ДО: За счет того, что они получили скидку на газ, они теперь могут получить кредит в МВФ, я слышал. Понятно, украинцам нужны деньги — позарез, что называется. Мы помогли. Другое дело, что мы могли пустить эти деньги на строительство трассы Москва — Петербург. Потому что я не могу себе представить великую страну, где между двумя столицами нет хорошей дороги.

ЛГ: Подождите, сейчас Вексельберг построит Сочи…

ДО: Ну, конечно. 2014 год. А дорога нужна сейчас.

ПШ: Дороги нет, но проехать можно.

ДО: И если считать десять миллионов за километр погонной трассы, что вполне реально, то это как раз семь миллиардов, поскольку 700 километров. Через два года. Два года наших скидок Украине.

Потом, если уж говорить про серьезные вещи, нет никакой гарантии, что, эти деньги взявши, Украина останется на кукане у России. Это мы проходили с Белоруссией. Тот же Путин говорил, что пять миллиардов нефти, газа, льготы, батька Лукашенко… А до сих пор две кавказские республики не признаны. И более того, Лукашенко широкой спиной повернулся к тому же Путину.

ЛГ: Здесь, наверное, договор немножко пересмотрели. То есть ответственность некая упала.

ДО: Ну, ответственность есть. Политика — вещь суровая. Как только Украина почувствует, что немножко веревка ослабла, она начнет реализовывать свои интересы. Но это, опять же, сущностные вещи. Стоит — не стоит? Насколько стоит? А мы сейчас говорим про то, как это воспринимается людьми. Людьми это воспринимается положительно, и это неплохой…

ПШ: Российскими людьми?

ДО: Конечно! Про наших избирателей. И севастопольскими, и в Крыму. Патриотизм — это все очень важно. У нас это очень существенная составляющая нашего менталитета. Мы все-таки милитаристская страна. Мы привыкли гордиться своими Вооруженными силами. И, собственно говоря, флот в значительной степени, как мне кажется, прежде всего символ. Не такое он имеет стратегическое значение, поскольку все равно он сидит в замкнутом водоеме, который называется Черное море, и выйти за его пределы без разрешения НАТО не может. Если он будет воевать, то только с Грузией, Турцией и, возможно, Румынией, с той же Украиной. Но символически…

Так что Медведев сделал сильный шаг. Деньги мы привыкли щедро тратить на такие державные символы. Охотно на это идем. Но Путину немножко досадно. Потому что он пытался то же самое сделать в Белоруссии. Деньги тратил, а не сложилось.

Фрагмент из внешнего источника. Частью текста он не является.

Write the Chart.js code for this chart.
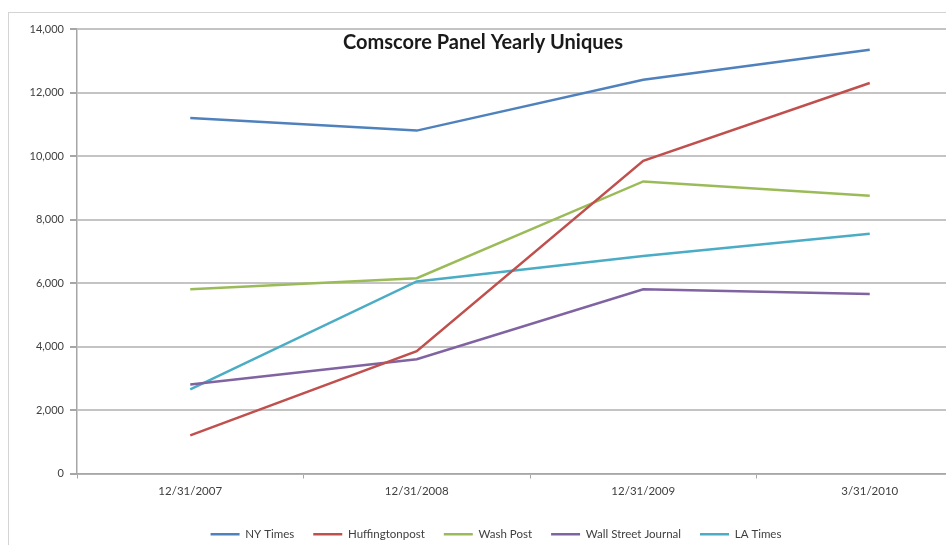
<!DOCTYPE html>
<html>
<head>
<meta charset="utf-8">
<script src="https://cdn.jsdelivr.net/npm/chart.js@4/dist/chart.umd.min.js"></script>
<style>
  html, body { margin: 0; padding: 0; background: #fff; overflow: hidden; }
  #wrap {
    position: absolute; left: 8px; top: 12px;
    width: 1000px; height: 540px;
    border: 1px solid #d4d4d4;
    box-sizing: border-box;
  }
</style>
</head>
<body>
<div id="wrap"><canvas id="chart"></canvas></div>
<script>
const categories = ['12/31/2007', '12/31/2008', '12/31/2009', '3/31/2010'];

const nyTimes = [11200, 10800, 12400, 13350];
const huffingtonPost = [1200, 3850, 9850, 12300];
const washPost = [5800, 6150, 9200, 8750];
const wallStreetJournal = [2800, 3600, 5800, 5650];
const laTimes = [2650, 6050, 6850, 7550];

const chartTitle = 'Comscore Panel Yearly Uniques';
const labelFont = 'Lato, "Open Sans", sans-serif';

// title sits inside the plot area, like the Excel overlay title
const overlayTitle = {
  id: 'overlayTitle',
  afterDraw(chart) {
    const ctx = chart.ctx;
    ctx.save();
    ctx.font = 'bold 20px ' + labelFont;
    ctx.fillStyle = '#1a1a1a';
    ctx.textAlign = 'center';
    ctx.textBaseline = 'middle';
    ctx.fillText(chartTitle, 474, 30);
    ctx.restore();
  }
};

const line = (label, data, color) => ({
  label: label,
  data: data,
  borderColor: color,
  backgroundColor: color,
  borderWidth: 2.5,
  pointRadius: 0,
  tension: 0,
  fill: false
});

new Chart(document.getElementById('chart'), {
  type: 'line',
  data: {
    labels: categories,
    datasets: [
      line('NY Times', nyTimes, '#4F81BD'),
      line('Huffingtonpost', huffingtonPost, '#C0504D'),
      line('Wash Post', washPost, '#9BBB59'),
      line('Wall Street Journal', wallStreetJournal, '#8064A2'),
      line('LA Times', laTimes, '#4BACC6')
    ]
  },
  options: {
    responsive: true,
    maintainAspectRatio: false,
    animation: false,
    layout: {
      padding: { top: 16, right: 24, bottom: 1, left: 0 }
    },
    scales: {
      x: {
        offset: true,
        grid: {
          offset: true,
          drawOnChartArea: false,
          color: '#a6a6a6',
          tickLength: 5
        },
        border: { color: '#a6a6a6', width: 1.5 },
        ticks: {
          color: '#404040',
          font: { family: labelFont, size: 11.5 },
          padding: 6,
          maxRotation: 0
        },
        afterFit(scale) { scale.height = 36; }
      },
      y: {
        min: 0,
        max: 14000,
        ticks: {
          stepSize: 2000,
          color: '#404040',
          font: { family: labelFont, size: 11 },
          padding: 6,
          callback: v => v.toLocaleString('en-US')
        },
        grid: {
          color: '#c4c4c4',
          lineWidth: 2,
          tickLength: 7,
          tickColor: '#a6a6a6'
        },
        border: { color: '#a6a6a6', width: 1.5 },
        afterFit(scale) { scale.width = 68; }
      }
    },
    plugins: {
      title: { display: false },
      tooltip: { enabled: false },
      legend: {
        position: 'bottom',
        labels: {
          usePointStyle: true,
          pointStyle: 'line',
          pointStyleWidth: 29,
          boxHeight: 6,
          padding: 19,
          color: '#404040',
          font: { family: labelFont, size: 11.5 }
        }
      }
    }
  },
  plugins: [overlayTitle]
});
</script>
</body>
</html>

И опять же, я вижу некоторое разделение политической игры. Медведев в данном случае выиграл. Путин немножко в стороне оказался. На обочине. И так с некоторым ядовитым скепсисом сказал: а не дороговато ли вышло?

ЛГ: Дмитрий, наверное, последний вопрос. Янукович через несколько лет, предположим, уйдет. Придет опять Тимошенко.

ДО: Или кто-то другой.

ЛГ: Или кто-то другой. И опять будут пересматривать соглашение?

ДО: За милую душу. Поэтому все эти разговоры про 25 лет, конечно, для широких народных масс. В реальной политике хорошо, если это продолжится в первые годы после 2017 года. А на самом деле, мне кажется, что это мысль или это «фишка» для 2012 года.